If you have kids, you might actually ask them to leave the volume on while they play in the car. Regardless, you’re going to find yourself humming the cheerful bicycling theme in the shower.
What you won’t like
Not enough hand-holding for new players
While this remake offers new content for experienced players, it doesn’t always do a great job of explaining them to first-timers. I tripped over an Alakazite Mega Stone, which gives the player the chance to mega-evolve their Alakazam Pokémon (a magician-fox with spoons) — giving it much more power.
When Pokémon X and Y introduced Mega Stones, a whole section of the game helped players learn their functions, rather like the way Primal forms are here. That explanation is missing in this remake, so other than an optional bit of instruction, you’ve got know way to know what you’ll get if you’re wandering across some of these things for the first time.
New players who have never experienced the franchise before might have to suss out how to do the basics (such as catching a new Pokémon).
Exp. Share and simpler trainers make things a little too easy
Players looking for the harder play from the original Sapphire and Ruby won’t find it in Alpha/Omega. The Exp. Share device, which you have from the start, shares experience between all of the Pokémon on your team, not just the one holding the item. That makes it so much easier to level up your little friends.
Combine that with easier gym leaders — their teams have lower levels and are missing some Pokémon they used to have — and you’ll sprint through lower levels. It’s still harder than X/Y, but everything is harder than X/Y.

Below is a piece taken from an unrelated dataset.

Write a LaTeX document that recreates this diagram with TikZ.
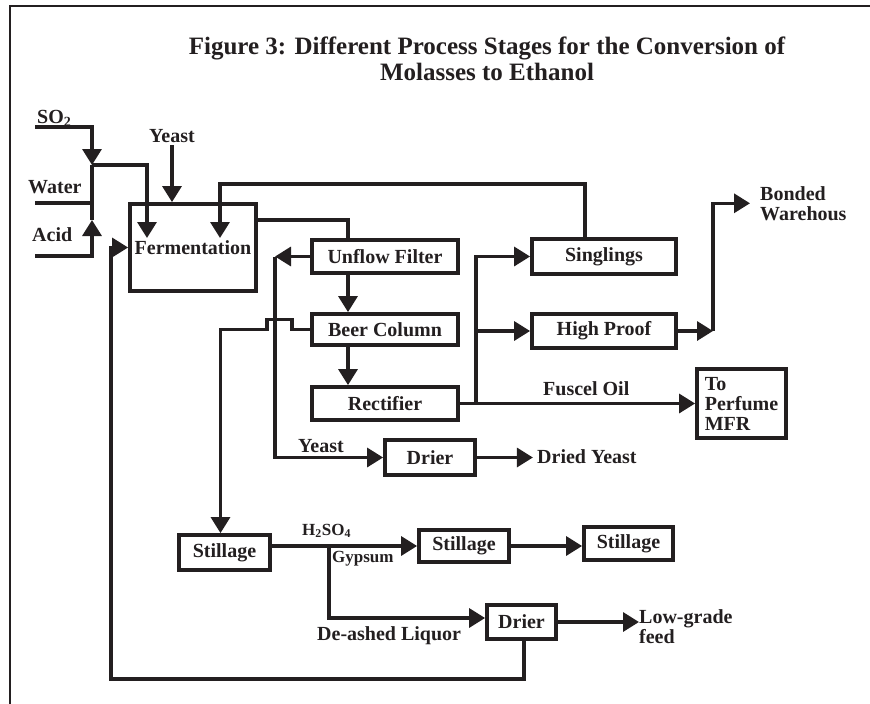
\documentclass[tikz,border=0pt]{standalone}
\usepackage{fontspec}
\setmainfont{Liberation Serif}
\usepackage{xcolor}
\usepackage{tikz}
\usetikzlibrary{
  positioning,
  calc,
  arrows.meta
}
\definecolor{ink}{HTML}{231F20}
\newcommand{\lblfont}{\fontsize{20}{20}\selectfont\bfseries}
\newcommand{\smlfont}{\fontsize{17}{17}\selectfont\bfseries}
\newcommand{\ttlfont}{\fontsize{25}{26}\selectfont\bfseries}

\begin{document}
\begin{tikzpicture}[x=1pt,y=-1pt,ink,
  box/.style={draw,line width=3.8pt,inner sep=0pt,font=\lblfont},
  flow/.style={line width=3.3pt},
  arr/.style={flow,-{Triangle[length=16pt,width=19pt]}},
  lbl/.style={inner sep=0pt,font=\lblfont,align=left}]
  \useasboundingbox (0,0) rectangle (870,704);
  % 枠
  \draw[line width=1.2pt] (10,704)--(10,6)--(870,6);
  % タイトル
  \node[font=\ttlfont,anchor=base] (title) at (487,54) {Figure 3: Different Process Stages for the Conversion of};
  \node[font=\ttlfont,anchor=base] (title2) at (487,80) {Molasses to Ethanol};
  % 工程
  \node[box,minimum width=126pt,minimum height=87pt] (ferm) at (193,247.5) {Fermentation};
  \node[box,minimum width=146pt,minimum height=33pt] (unflow) at (385,256.5) {Unflow Filter};
  \node[box,minimum width=146pt,minimum height=31pt] (beer) at (385,329.5) {Beer Column};
  \node[box,minimum width=146pt,minimum height=33pt] (rect) at (385,403.5) {Rectifier};
  \node[box,minimum width=144pt,minimum height=35pt] (sing) at (604,256.5) {Singlings};
  \node[box,minimum width=144pt,minimum height=34pt] (high) at (604,331) {High Proof};
  \node[box,minimum width=89pt,minimum height=69pt,align=left] (perf) at (741.5,403.5) {To\\Perfume\\MFR};
  \node[box,minimum width=90pt,minimum height=35pt] (drier1) at (430,457.5) {Drier};
  \node[box,minimum width=91pt,minimum height=35pt] (still1) at (224.5,552.5) {Stillage};
  \node[box,minimum width=90pt,minimum height=32pt] (still2) at (464,546) {Stillage};
  \node[box,minimum width=89pt,minimum height=33pt] (still3) at (628.5,543.5) {Stillage};
  \node[box,minimum width=69pt,minimum height=34pt] (drier2) at (521.5,622) {Drier};
  % ラベル
  \node[lbl,anchor=base west] (so2lbl) at (37,123) {SO\textsubscript{2}};
  \node[lbl,anchor=base west] (waterlbl) at (28,193) {Water};
  \node[lbl,anchor=base west] (acidlbl) at (32,241) {Acid};
  \node[lbl,anchor=base] (yeastlbl) at (172,142) {Yeast};
  \node[lbl,anchor=base west] (yeast2lbl) at (298,452) {Yeast};
  \node[lbl,anchor=base west] (fuslbl) at (543,395) {Fuscel Oil};
  \node[lbl,anchor=north west] (bondlbl) at (760,186) {Bonded\\Warehous};
  \node[lbl,anchor=base west] (dylbl) at (537,463) {Dried Yeast};
  \node[lbl,anchor=base west,font=\smlfont] (h2lbl) at (302,535) {H\textsubscript{2}SO\textsubscript{4}};
  \node[lbl,anchor=base west,font=\smlfont] (gyplbl) at (332,562) {Gypsum};
  \node[lbl,anchor=base west] (deashlbl) at (317,640) {De-ashed Liquor};
  \node[lbl,anchor=north west] (lowlbl) at (639,609) {Low-grade\\feed};
  % 分岐点
  \coordinate (so2in) at (35,127);
  \coordinate (waterin) at (35,203);
  \coordinate (acidin) at (35,256);
  \coordinate (jA) at (92,165);
  \coordinate (jW) at (92,203);
  \coordinate (acidtip) at (92,220);
  \coordinate (fin1) at (147,238);
  \coordinate (fin2) at (220,238);
  \coordinate (ycorner) at (275,256.5);
  \coordinate (fork) at (476,403.5);
  \coordinate (bjoin) at (713,331);
  \coordinate (gyp) at (329,545);
  \coordinate (recyc) at (111,679);
  % 原料
  \draw[arr] (so2in) -| (jA);
  \draw[flow] (waterin)--(jW);
  \draw[arr] (acidin) -| (acidtip);
  \draw[flow] (acidtip)--(jA);
  \draw[arr] (jA) -| (fin1);
  \draw[arr] ([yshift=-3pt]yeastlbl.south)--(ferm.north -| yeastlbl.south);
  \draw[arr] ([xshift=-19pt]sing.north)--++(0,-53) -| (fin2);
  % 蒸留
  \draw[flow] ([yshift=-18pt]ferm.north east) -| ([xshift=-37pt]unflow.north);
  \draw[arr] ([xshift=-37pt]unflow.south)--([xshift=-37pt]beer.north);
  \draw[arr] ([xshift=-37pt]beer.south)--([xshift=-37pt]rect.north);
  \draw[arr] (unflow.west)--(ycorner);
  \draw[arr] (ycorner) |- (drier1.west);
  \draw[arr] (beer.west)--++(-18,0)--++(0,-10)--++(-25,0)--++(0,10) -| ([xshift=-4pt]still1.north);
  \draw[arr] (rect.east)--(perf.west);
  \draw[arr] (fork) |- (sing.west);
  \draw[arr] (fork |- high.west)--(high.west);
  \draw[arr] (high.east)--(bjoin);
  \draw[arr] (bjoin) |- ([xshift=-10pt]bondlbl.west);
  \draw[arr] (drier1.east)--++(56,0);
  % 廃液
  \draw[arr] (still1.east |- still2.west)--(still2.west);
  \draw[arr] (still2.east)--(still3.west |- still2.east);
  \draw[arr] (gyp) |- ([yshift=4pt]drier2.west);
  \draw[arr] (drier2.east)--(drier2.east -| lowlbl.west);
  \draw[arr] ([xshift=2.5pt]drier2.south) |- (recyc) |- (ferm.west);
\end{tikzpicture}
\end{document}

Headliner Pokémon may be a bit too overpowered in competitive play
Nintendo requested that we not reveal the game-changing mechanics of the previously confirmed Primal Evolutions for the two “cover” Pokémon of the two versions, or how you get them. But it’s not a spoiler to say that these two become superpowerful as a result of their new forms.
I suspect that it’ll be great news for competitive Pokémon players, if you’re playing with the fully evolved rocky T-rex-like Groudon from Omega Ruby or winged-shark-like Kyogre from Alpha Sapphire on your team. Your opponents may not be so happy.

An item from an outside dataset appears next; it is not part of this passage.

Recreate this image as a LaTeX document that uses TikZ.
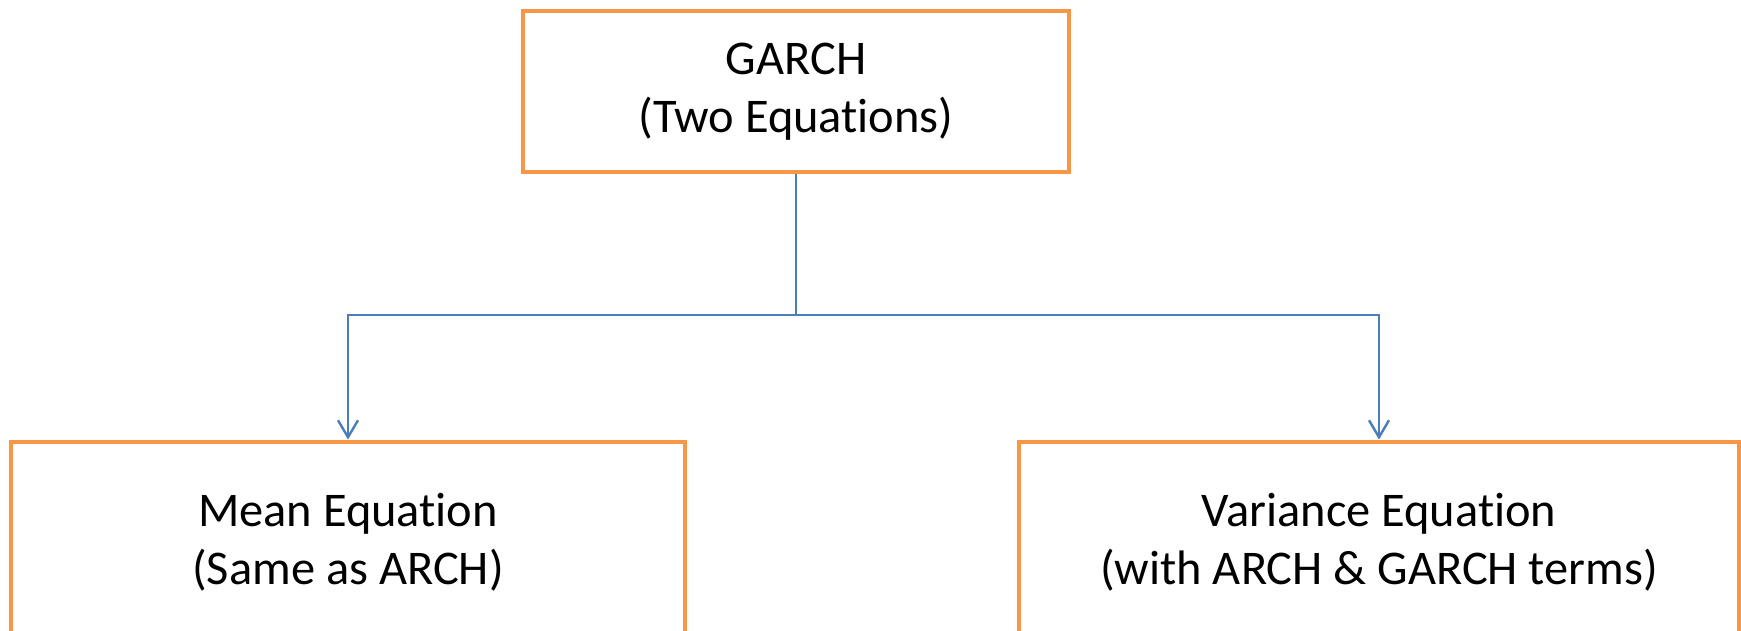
\documentclass[tikz,border=0pt]{standalone}
\usepackage{fontspec}
\setmainfont{Carlito}[Ligatures=NoCommon]
\usetikzlibrary{arrows.meta}
\definecolor{boxorange}{HTML}{F79646}
\definecolor{linkblue}{HTML}{4A7EBB}
\begin{document}
\begin{tikzpicture}[x=0.5pt,y=-0.5pt,
  eqbox/.style={draw=boxorange,line width=2.4pt,rectangle,align=center,
    font=\fontsize{24.2pt}{29pt}\selectfont,inner sep=0pt},
  link/.style={draw=linkblue,line width=1.2pt},
  linkarrow/.style={link,-{Straight Barb[length=8.5pt,width=10pt,line width=1.2pt]}}]
  \useasboundingbox (0,0) rectangle (1741,631);
  \clip (0,0) rectangle (1741,631);
  % parent model
  \node[eqbox,minimum width=273pt,minimum height=80.5pt] (garch) at (796,91.5)
    {GARCH\\(Two Equations)};
  % the two component equations (boxes run past the lower edge)
  \node[eqbox,minimum width=337pt,minimum height=100pt] (mean) at (348,542)
    {Mean Equation\\(Same as ARCH)};
  \node[eqbox,minimum width=360pt,minimum height=100pt] (var) at (1379,542)
    {Variance Equation\\(with ARCH \& GARCH terms)};
  % elbow connectors
  \coordinate (split) at (796,315);
  \draw[link] (garch.south) -- (split);
  \draw[linkarrow] (split) -| (mean.north);
  \draw[linkarrow] (split) -| (var.north);
\end{tikzpicture}
\end{document}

Pokémon Alpha Sapphire and Omega Ruby are worthy updates of classic games from the Pokemon pet battle series. They add modern graphics and sound, the gameplay updates of the previous few installments, and the new evolutions without ruining the nostalgia of the original Sapphire and Ruby titles.

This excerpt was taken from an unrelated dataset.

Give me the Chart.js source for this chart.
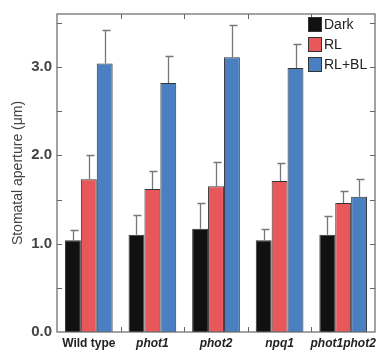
<!DOCTYPE html>
<html>
<head>
<meta charset="utf-8">
<script src="https://cdn.jsdelivr.net/npm/chart.js@4"></script>
<style>
  html, body { margin: 0; padding: 0; background: #fff; }
  #wrap { width: 383px; height: 354px; }
</style>
</head>
<body>
<div id="wrap"><canvas id="myChart" width="383" height="354"></canvas></div>
<script>
var labels = ['Wild type', 'phot1', 'phot2', 'npq1', 'phot1phot2'];
var dark = [1.04, 1.10, 1.17, 1.04, 1.10];
var darkErr = [0.12, 0.22, 0.29, 0.13, 0.21];
var rl = [1.73, 1.62, 1.65, 1.71, 1.46];
var rlErr = [0.27, 0.20, 0.28, 0.20, 0.14];
var rlbl = [3.04, 2.82, 3.11, 2.99, 1.53];
var rlblErr = [0.38, 0.31, 0.36, 0.27, 0.20];

var frameColor = '#666';
var textColor = '#444';

// error bars (upper only) + inner tick marks + frame + legend
var extras = {
  id: 'extras',
  afterDatasetsDraw: function (chart) {
    var c = chart.ctx, a = chart.chartArea;
    var ys = chart.scales.y;
    c.save();
    chart.data.datasets.forEach(function (ds, i) {
      var meta = chart.getDatasetMeta(i);
      meta.data.forEach(function (bar, j) {
        var top = Math.round(ys.getPixelForValue(ds.data[j] + ds.err[j])) + 0.5;
        var x = Math.round(bar.x) + 0.5;
        c.strokeStyle = '#777';
        c.lineWidth = 1.3;
        c.beginPath();
        c.moveTo(x, bar.y);
        c.lineTo(x, top);
        c.moveTo(x - 3, top);
        c.lineTo(x + 5, top);
        c.stroke();
      });
    });
    // frame
    c.strokeStyle = frameColor;
    c.lineWidth = 1.2;
    c.strokeRect(a.left, a.top, a.right - a.left, a.bottom - a.top);
    // y ticks inside on both sides
    c.lineWidth = 1;
    for (var v = 0.5; v < 3.6; v += 0.5) {
      var py = Math.round(ys.getPixelForValue(v)) + 0.5;
      c.beginPath();
      c.moveTo(a.left, py); c.lineTo(a.left + 5, py);
      c.moveTo(a.right, py); c.lineTo(a.right - 5, py);
      c.stroke();
    }
    // category boundary ticks top and bottom
    var w = (a.right - a.left) / labels.length;
    for (var k = 1; k < labels.length; k++) {
      var px = Math.round(a.left + k * w) + 0.5;
      c.beginPath();
      c.moveTo(px, a.top); c.lineTo(px, a.top + 5);
      c.moveTo(px, a.bottom); c.lineTo(px, a.bottom - 5);
      c.stroke();
    }
    // legend
    var lx = 308, ly = 17;
    chart.data.datasets.forEach(function (ds, i) {
      var y0 = ly + i * 20;
      c.fillStyle = ds.backgroundColor;
      c.fillRect(lx, y0, 14, 15);
      c.strokeStyle = '#333';
      c.strokeRect(lx + 0.5, y0 + 0.5, 13, 14);
      c.fillStyle = '#222';
      c.font = '14px "Liberation Sans", Arial, sans-serif';
      c.textBaseline = 'middle';
      c.textAlign = 'left';
      c.fillText(ds.label, lx + 16, y0 + 8);
    });
    c.restore();
  }
};

var ctx = document.getElementById('myChart').getContext('2d');
var chart = new Chart(ctx, {
  type: 'bar',
  data: {
    labels: labels,
    datasets: [
      { label: 'Dark', data: dark, err: darkErr, backgroundColor: '#111111', borderColor: '#333', borderWidth: 1 },
      { label: 'RL', data: rl, err: rlErr, backgroundColor: '#e8575a', borderColor: '#333', borderWidth: 1 },
      { label: 'RL+BL', data: rlbl, err: rlblErr, backgroundColor: '#4a7fc1', borderColor: '#333', borderWidth: 1 }
    ]
  },
  options: {
    responsive: false,
    animation: false,
    layout: { padding: { top: 5, right: 8, left: 0, bottom: 0 } },
    plugins: { legend: { display: false }, tooltip: { enabled: false } },
    datasets: { bar: { categoryPercentage: 0.75, barPercentage: 1.0 } },
    scales: {
      x: {
        grid: { display: false, drawTicks: false },
        border: { display: false },
        ticks: {
          color: '#222',
          padding: 4,
          maxRotation: 0,
          autoSkip: false,
          font: function (c) {
            return {
              family: '"Liberation Sans", Arial, sans-serif',
              size: 12,
              weight: 'bold',
              style: c.index === 0 ? 'normal' : 'italic'
            };
          }
        },
        afterFit: function (s) { s.height = 22; }
      },
      y: {
        min: 0,
        max: 3.6,
        grid: { display: false, drawTicks: false },
        border: { display: false },
        ticks: {
          stepSize: 1,
          padding: 5,
          color: textColor,
          font: { family: '"Liberation Sans", Arial, sans-serif', size: 15, weight: 'bold' },
          callback: function (v) { return Number.isInteger(v) ? v.toFixed(1) : ''; }
        },
        title: {
          display: true,
          text: 'Stomatal aperture (μm)',
          color: textColor,
          padding: { top: 10, bottom: 2 },
          font: { family: '"Liberation Sans", Arial, sans-serif', size: 14 }
        },
        afterFit: function (s) { s.width = 57; }
      }
    }
  },
  plugins: [extras]
});
</script>
</body>
</html>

If you played the original games, you’ll definitely want the updates. If you’re new to the series, it might be worthwhile to start with an earlier installment (like Pokémon X/Y) that includes more instruction. And if you didn’t play the originals but have been playing more recent Pokémons, dive in.
Pokemon Alpha Sapphire and Omega Ruby are available Nov. 21 for the Nintendo 3DS. Nintendo provided GamesBeat with download codes for both versions for this review.